Trump eyes Supreme Court ruling on DACA as license to skirt the law - Axios

President Trump and top White House officials are privately considering a controversial strategy to act without legal authority to enact new federal policies — starting with immigration, administration officials tell Axios.

Between the lines: The White House thinking is being heavily influenced by John Yoo, the lawyer who wrote the Bush administration's justification for waterboarding after 9/11.

Yoo detailed the theory in a National Review article, spotted atop Trump’s desk in the Oval Office, which argues that the Supreme Court's 5-4 DACA ruling last month "makes it easy for presidents to violate the law."

Yoo writes that the ruling, and actions by President Obama, pave the way for Trump to implement policies that Congress won't.

What's next: The first test could come imminently. Trump has said he is about to unveil a "very major" immigration policy via executive order, which he says the Supreme Court gave him the power to do.
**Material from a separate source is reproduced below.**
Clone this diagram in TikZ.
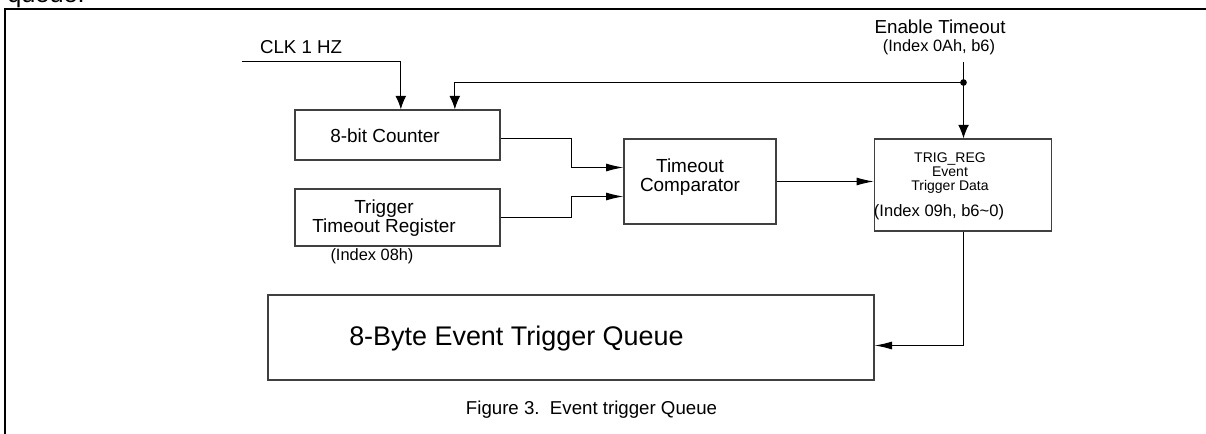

Driving the news: Yoo told Axios that Chief Justice John Roberts' opinion "sets out a roadmap about how a president can use his prosecutorial discretion to under-enforce the law."

Reality check: This is a somewhat strained reading of both procedural history and the law, according to Axios’ Sam Baker. The Supreme Court has never ruled either way on DACA’s legality.

What we're watching: Trump told Chris Wallace in an interview for "Fox News Sunday" that in addition to replacing DACA with "something much better," he's also going to be unveiling a health care plan within two weeks "that the Supreme Court decision on DACA gave me the right to do."